With the excitement surrounding the launch of Model 3 later in the year, investors should not wait for the stock to fall dramatically even if it misses delivery estimates in the coming quarters.

Tesla Stock: Cash Burn Worries a Long Way Off

Tesla bears have long argued that it’s only a matter of time before the company suffered a severe cash crunch that would decimate TSLA stock. Tesla is a serial big-time spender that has been burning cash for fun with little to show for it in the way of profits. The company announced that it plans to spend at least $2.5 billion during the first half of the year to bring its manufacturing facilities up to speed in readiness for Model 3.

This in effect means that Tesla will have spent $10 billion on R&D since 2014. For some perspective, mature incumbents General Motors Company (NYSE:GM) and Ford Motor Company (NYSE:F) spent $8.1 billion and $7.3 billion on R&D in 2016 and sold 3.9 million and 5.5 million vehicles, respectively. In comparison, Tesla sold just 76,000 vehicles last year. Tesla’s market cap is now approaching that of the two companies, and investors can be forgiven for feeling jittery about Tesla’s impending capital raise(s).

But the company recently quelled any such fears — at least for the foreseeable future. Tesla has just successfully completed a $1.2 billion capital raise through a mix of new shares and convertible debt. That was considerably less than what Wall Street was modeling for, meaning cash burn might not be as bad as previously imagined. TSLA sold 1.3 million shares at $262 per pop to raise $350 million, amounting to less than 1% share dilution. The balance came from convertible notes that will be due by 2022.

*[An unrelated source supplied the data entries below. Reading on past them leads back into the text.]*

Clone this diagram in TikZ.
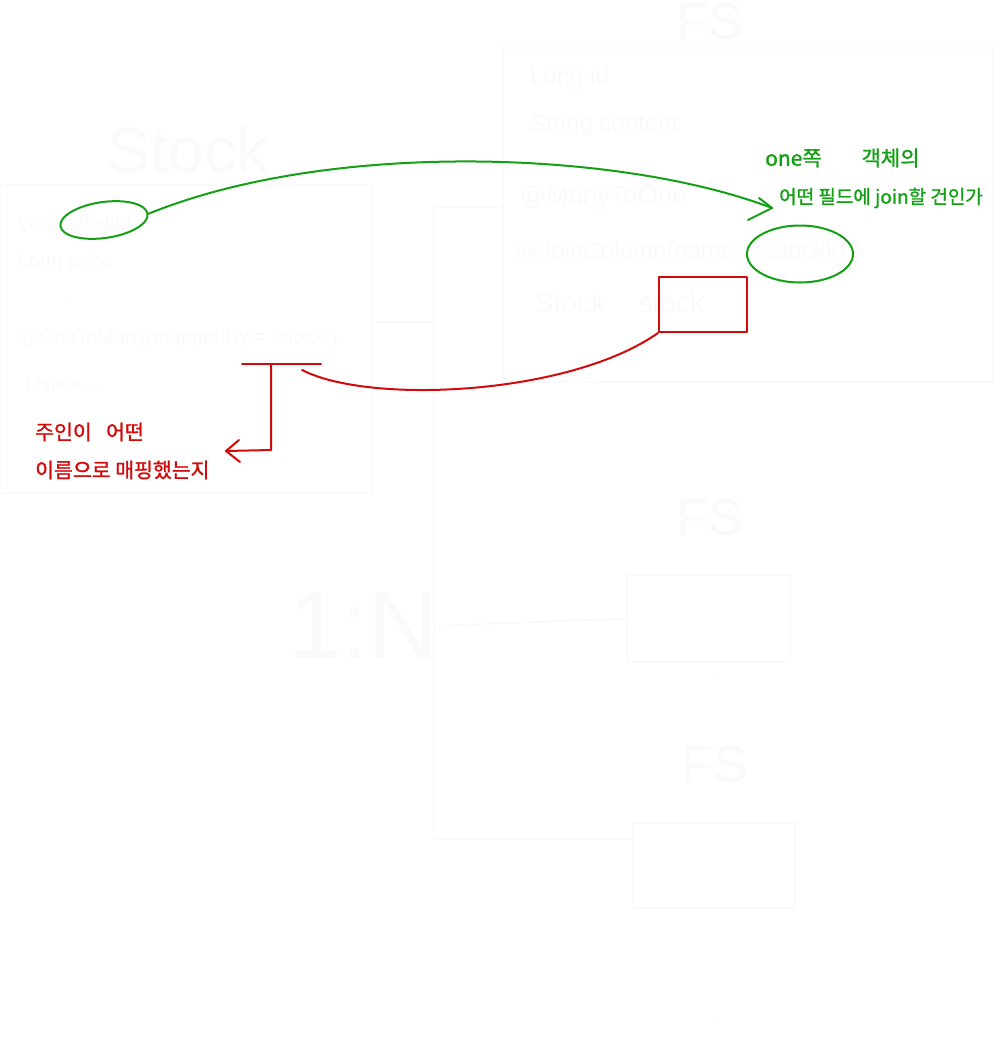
\documentclass[tikz,border=0pt]{standalone}
\usepackage{fontspec}
\setmainfont{Liberation Sans}
\newfontfamily\kr[FakeBold=1.2]{Noto Sans CJK KR}
\usetikzlibrary{shapes.geometric}
\definecolor{faint}{RGB}{250,250,250}
\definecolor{pengreen}{RGB}{20,160,20}
\definecolor{penred}{RGB}{210,10,10}
\tikzset{
  faintbox/.style={draw=faint,line width=1.5pt,rectangle,inner sep=0pt},
  faintline/.style={draw=faint,line width=1.5pt},
  fainttext/.style={text=faint,inner sep=0pt,anchor=west,font=\fontsize{20}{22}\selectfont},
  greenpen/.style={draw=pengreen,line width=2pt,line cap=round,line join=round},
  redpen/.style={draw=penred,line width=2pt,line cap=round,line join=round},
  greentext/.style={text=pengreen,inner sep=0pt,anchor=west,font=\kr\fontsize{21}{23}\selectfont},
  redtext/.style={text=penred,inner sep=0pt,anchor=west,font=\kr\fontsize{20.5}{23}\selectfont},
}
\begin{document}
\begin{tikzpicture}[x=1pt,y=-1pt]
\useasboundingbox[fill=white] (0,0) rectangle (1000,1054);
% ---------- faint (near-white) drawing ----------
\node[faintbox,minimum width=372,minimum height=308] (stockbox) at (186,339) {};
\node[faintbox,minimum width=490,minimum height=334] (fsbox) at (748,215) {};
\node[faintbox,minimum width=163,minimum height=87] (fs2) at (708.5,618.5) {};
\node[faintbox,minimum width=162,minimum height=85] (fs3) at (714,865.5) {};
\node[text=faint,inner sep=0pt,font=\fontsize{64}{64}\selectfont] (stocktitle) at (188,150) {Stock};
\node[text=faint,inner sep=0pt,font=\fontsize{52}{52}\selectfont] (fstitle) at (710,22) {FS};
\node[text=faint,inner sep=0pt,font=\fontsize{52}{52}\selectfont] (fstitle2) at (710,518) {FS};
\node[text=faint,inner sep=0pt,font=\fontsize{52}{52}\selectfont] (fstitle3) at (715,765) {FS};
\node[text=faint,inner sep=0pt,font=\fontsize{96}{96}\selectfont] (onen) at (363,625) {1:N};
\node[fainttext] (l1) at (18,225) {Long stockId};
\node[fainttext] (l2) at (18,262) {Long price};
\node[fainttext,font=\fontsize{12}{12}\selectfont] (l3) at (68,300) {:};
\node[fainttext] (l4) at (18,338) {@OneToMany(mappedBy = "stock")};
\node[fainttext] (l5) at (25,383) {List<> ...};
\node[fainttext,font=\fontsize{24}{26}\selectfont] (r1) at (530,78) {Long id};
\node[fainttext,font=\fontsize{24}{26}\selectfont] (r2) at (530,125) {String content};
\node[fainttext,font=\fontsize{26}{28}\selectfont] (r3) at (520,198) {@ManyToOne};
\node[fainttext,font=\fontsize{24}{26}\selectfont] (r4) at (515,252) {@JoinColumn(name = "stockId")};
\node[fainttext,font=\fontsize{28}{30}\selectfont] (r5) at (535,302) {Stock\hspace{1.2em}stock};
\node[text=faint,inner sep=0pt,font=\fontsize{12}{12}\selectfont] (d1) at (710,440) {:};
\node[text=faint,inner sep=0pt,font=\fontsize{12}{12}\selectfont] (d2) at (713,678) {:};
\node[text=faint,inner sep=0pt,font=\fontsize{12}{12}\selectfont] (d3) at (720,950) {:};
\node[text=faint,inner sep=0pt,font=\fontsize{12}{12}\selectfont] (d4) at (720,1020) {:};
\coordinate (v0) at (434,207);
\coordinate (v1) at (434,322);
\coordinate (v2) at (434,626);
\coordinate (v3) at (434,839);
\draw[faintline] (v0) -- (v3);
\draw[faintline] (v0) -- (v0 -| fsbox.west);
\draw[faintline] (v1) -- (v1 -| stockbox.east);
\draw[faintline] (v2) -- (fs2.west);
\draw[faintline] (v3) -- (v3 -| fs3.west);
% ---------- green annotation ----------
\node[greenpen,ellipse,minimum width=88,minimum height=36,inner sep=0pt,rotate=8] (gl) at (104,220) {};
\node[greenpen,ellipse,minimum width=106,minimum height=57,inner sep=0pt] (gr) at (800,254) {};
\coordinate (gtip) at (772,208);
\draw[greenpen] (gl.east) .. controls (330,140) and (620,150) .. (gtip);
\draw[greenpen] (759,198) -- (gtip) -- (748,220);
\node[greentext] (gt1) at (765,158) {one쪽\hspace{1.9em}객체의};
\node[greentext,font=\kr\fontsize{19}{21}\selectfont] (gt2) at (779,198) {어떤 필드에 join할 건인가};
% ---------- red annotation ----------
\node[redpen,rectangle,minimum width=88,minimum height=55,inner sep=0pt] (rb) at (703,304.5) {};
\coordinate (rend) at (302,370);
\draw[redpen] (rb.south west) .. controls (570,395) and (370,405) .. (rend);
\coordinate (tl) at (242,364);
\coordinate (tr) at (321,364);
\coordinate (tm) at (271,364);
\coordinate (tb) at (271,450);
\coordinate (rtip) at (226,451);
\draw[redpen] (tl) -- (tr);
\draw[redpen] (tm) -- (tb) -- (rtip);
\draw[redpen] (239,440) -- (rtip) -- (240,462);
\node[redtext] (rt1) at (35,432) {주인이\hspace{0.7em}어떤};
\node[redtext] (rt2) at (35,470) {이름으로 매핑했는지};
\end{tikzpicture}
\end{document}
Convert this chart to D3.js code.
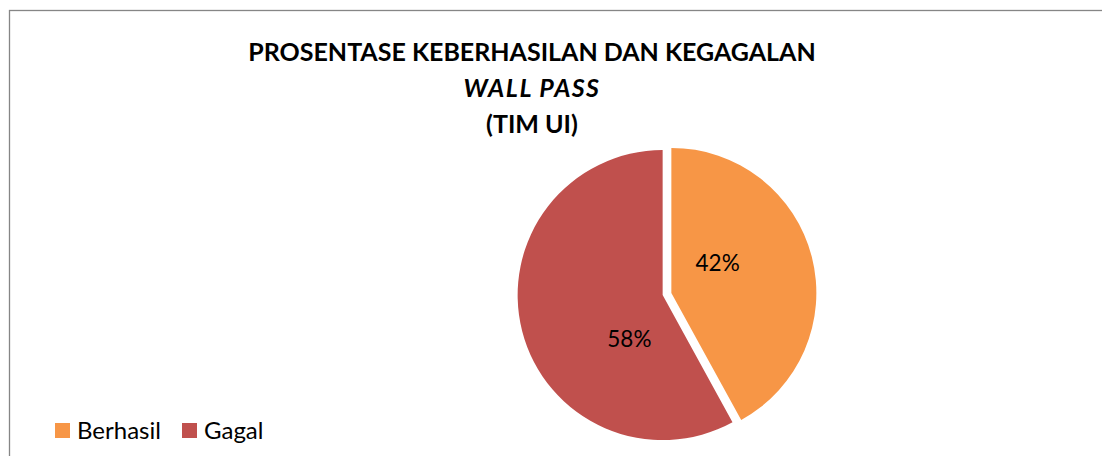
<!DOCTYPE html>
<html>
<head>
<meta charset="utf-8">
<script src="https://cdn.jsdelivr.net/npm/d3@7"></script>
<style>
  body { margin: 0; background: #fff; }
  text { font-family: Lato, "Open Sans", sans-serif; fill: #000; }
</style>
</head>
<body>
<div id="chart"></div>
<script>
// chart data
const categories = ['Berhasil', 'Gagal'];
const values = [42, 58];
const colors = ['#F79646', '#C0504D'];
const titleLines = ['PROSENTASE KEBERHASILAN DAN KEGAGALAN', 'WALL PASS', '(TIM UI)'];

const width = 1102, height = 456;
const cx = 667, cy = 294, radius = 145, explode = 4.5;

const svg = d3.select('#chart')
  .append('svg')
    .attr('width', width)
    .attr('height', height);

// chart frame (only top and left edges show in the window)
svg.append('rect')
    .attr('x', 9.5)
    .attr('y', 10.5)
    .attr('width', width + 20)
    .attr('height', height + 20)
    .attr('fill', 'none')
    .attr('stroke', '#868686')
    .attr('stroke-width', 1.3);

// title, middle line is italic
const title = svg.append('text')
    .attr('text-anchor', 'middle')
    .style('font-weight', 'bold')
    .style('font-size', '25px');

titleLines.forEach((t, i) => {
  title.append('tspan')
      .attr('x', 532)
      .attr('y', 61 + i * 36)
      .style('font-style', i === 1 ? 'italic' : 'normal')
      .style('letter-spacing', i === 1 ? '1.5px' : '0px')
      .text(t);
});

// pie
const data = categories.map((c, i) => ({ name: c, value: values[i], color: colors[i] }));
const pie = d3.pie().value(d => d.value).sort(null);
const arc = d3.arc().innerRadius(0).outerRadius(radius);
const arcs = pie(data);

// label angle shift from bisector and label distance
const labelShift = [-0.32, -0.67];
const labelDist = 55;

const g = svg.append('g')
    .attr('transform', 'translate(' + cx + ',' + cy + ')');

const slices = g.selectAll('.slice')
  .data(arcs)
  .enter()
  .append('g')
    .attr('class', 'slice')
    .attr('transform', d => {
      const a = (d.startAngle + d.endAngle) / 2;
      return 'translate(' + (Math.sin(a) * explode) + ',' + (-Math.cos(a) * explode) + ')';
    });

slices.append('path')
    .attr('d', arc)
    .attr('fill', d => d.data.color);

slices.append('text')
    .attr('text-anchor', 'middle')
    .attr('dy', '0.35em')
    .style('font-size', '22.5px')
    .attr('x', (d, i) => Math.sin((d.startAngle + d.endAngle) / 2 + labelShift[i]) * labelDist)
    .attr('y', (d, i) => -Math.cos((d.startAngle + d.endAngle) / 2 + labelShift[i]) * labelDist)
    .text(d => d.data.value + '%');

// legend
const legend = svg.append('g')
    .attr('transform', 'translate(55,423)');

const item = legend.selectAll('.item')
  .data(data)
  .enter()
  .append('g')
    .attr('class', 'item')
    .attr('transform', (d, i) => 'translate(' + (i * 127) + ',0)');

item.append('rect')
    .attr('width', 15)
    .attr('height', 15)
    .attr('fill', d => d.color);

item.append('text')
    .attr('x', 22)
    .attr('y', 8)
    .attr('dy', '0.35em')
    .style('font-size', '24px')
    .text(d => d.name);
</script>
</body>
</html>
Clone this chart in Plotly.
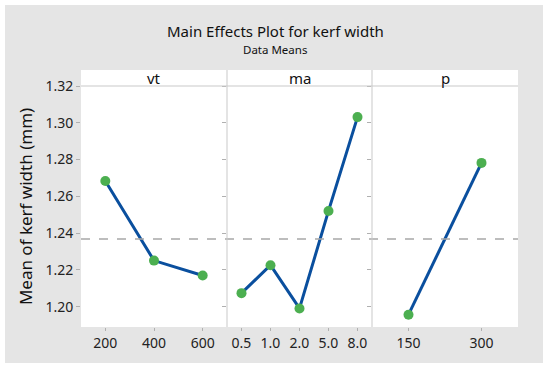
import plotly.graph_objects as go
from plotly.subplots import make_subplots

# ---- data ----
factors = ["vt", "ma", "p"]
vt_levels = ["200", "400", "600"]
vt_means = [1.2684, 1.2251, 1.2170]
ma_levels = ["0.5", "1.0", "2.0", "5.0", "8.0"]
ma_means = [1.2074, 1.2226, 1.1991, 1.2521, 1.3031]
p_levels = ["150", "300"]
p_means = [1.1957, 1.2782]
y_ticks = [1.20, 1.22, 1.24, 1.26, 1.28, 1.30, 1.32]
grand_mean = sum(vt_means) / len(vt_means)

W, H = 550, 371
ML, MR, MT, MB = 81, 32, 86, 44
PW, PH = W - ML - MR, H - MT - MB

def px(x):
    return (x - ML) / PW

def py(y):
    return (H - MB - y) / PH

FONT = "Noto Sans"
LINE = "#0a4f9e"
MARK = "#4caf50"
BG = "#e5e5e5"
DIV = "#c9c9c9"

fig = make_subplots(rows=1, cols=3, shared_yaxes=True, horizontal_spacing=0,
                    column_widths=[146, 145, 146])

groups = [(vt_levels, vt_means), (ma_levels, ma_means), (p_levels, p_means)]
for i, (lv, mv) in enumerate(groups, start=1):
    fig.add_trace(go.Scatter(x=lv, y=mv, mode="lines+markers",
                             line=dict(color=LINE, width=3),
                             marker=dict(color=MARK, size=10),
                             showlegend=False, hoverinfo="skip"), row=1, col=i)
    fig.update_xaxes(type="category", range=[-0.5, len(lv) - 0.5],
                     showgrid=False, zeroline=False, showline=False,
                     ticks="outside", ticklen=3, tickcolor="#b0b0b0",
                     tickfont=dict(family=FONT, size=14, color="#222"),
                     fixedrange=True, row=1, col=i)

fig.update_yaxes(range=[1.189, 1.32], tickvals=y_ticks,
                 ticktext=[f"{v:.2f}" for v in y_ticks],
                 showgrid=False, zeroline=False, showline=False,
                 ticks="outside", ticklen=4, tickcolor="#b0b0b0",
                 tickfont=dict(family=FONT, size=14, color="#222"))
fig.update_yaxes(title=dict(text="Mean of kerf width (mm)",
                            font=dict(family=FONT, size=17, color="#111"),
                            standoff=8), row=1, col=1)

shapes = []
# mean reference line
shapes.append(dict(type="line", xref="paper", yref="y", x0=0, x1=1,
                   y0=grand_mean, y1=grand_mean,
                   line=dict(color="#a8a8a8", width=1.3, dash="dash")))
# strip above panels
shapes.append(dict(type="rect", xref="paper", yref="paper", x0=0, x1=1,
                   y0=1, y1=py(70), fillcolor="white",
                   line=dict(width=0), layer="below"))
shapes.append(dict(type="line", xref="paper", yref="paper", x0=0, x1=1,
                   y0=1, y1=1, line=dict(color=DIV, width=1)))
# panel dividers
for xd in [227, 372]:
    shapes.append(dict(type="line", xref="paper", yref="paper",
                       x0=px(xd), x1=px(xd), y0=0, y1=py(70),
                       line=dict(color=DIV, width=1)))
# white outer frame
frame = [(0, 0, W, 5), (0, 0, 5, H), (543, 0, W, H), (0, 363, W, H)]
for (a, b, c, d) in frame:
    shapes.append(dict(type="rect", xref="paper", yref="paper",
                       x0=px(a), x1=px(c), y0=py(d), y1=py(b),
                       fillcolor="white", line=dict(width=0)))

annotations = [
    dict(text="Main Effects Plot for kerf width", x=px(275), y=py(31),
         xref="paper", yref="paper", showarrow=False, xanchor="center",
         yanchor="middle", font=dict(family=FONT, size=15, color="#111")),
    dict(text="Data Means", x=px(275), y=py(49), xref="paper", yref="paper",
         showarrow=False, xanchor="center", yanchor="middle",
         font=dict(family=FONT, size=11.5, color="#111")),
]
centers = [(81 + 227) / 2, (227 + 372) / 2, (372 + 518) / 2]
for name, cx in zip(factors, centers):
    annotations.append(dict(text=name, x=px(cx), y=py(78), xref="paper",
                            yref="paper", showarrow=False, xanchor="center",
                            yanchor="middle",
                            font=dict(family=FONT, size=15, color="#111")))

fig.update_layout(width=W, height=H, margin=dict(l=ML, r=MR, t=MT, b=MB),
                  paper_bgcolor=BG, plot_bgcolor="white",
                  shapes=shapes, annotations=annotations)

fig.write_html("out.html",
               config={"displayModeBar": False, "staticPlot": True},
               post_script="document.body.style.margin='0';")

Investors can now rest assured that TSLA’s cash position is out of the danger zone. Deutsche Bank estimates the EV maker will exit 2017 with $1.8 billion in cash, good enough to provide a comfortable cushion.

Bottom Line on TSLA Stock

Deutsche Bank has projected that Tesla is likely to deliver 22,000 Model 3 units in 2017 and 250,000 units in 2018. So the company might not need to make more trips to the secondary and capital markets during the current year. Tesla though intends to jack up Model 3 production rate from 5,000 units per week in 2017 to 10,000 units per week in 2018, which implies that another big capital raise in the coming year cannot be ruled out.

The good thing though is that by this time, TSLA will officially have changed its status to a big-time player. Tesla CEO Elon Musk says Model 3 is designed for manufacturing and that the company understands manufacturing a lot better than it did in the past. Just don’t hold your breath for TSLA stock to fall back to earth.

As of this writing, Brian Wu did not hold a position in any of the aforementioned securities.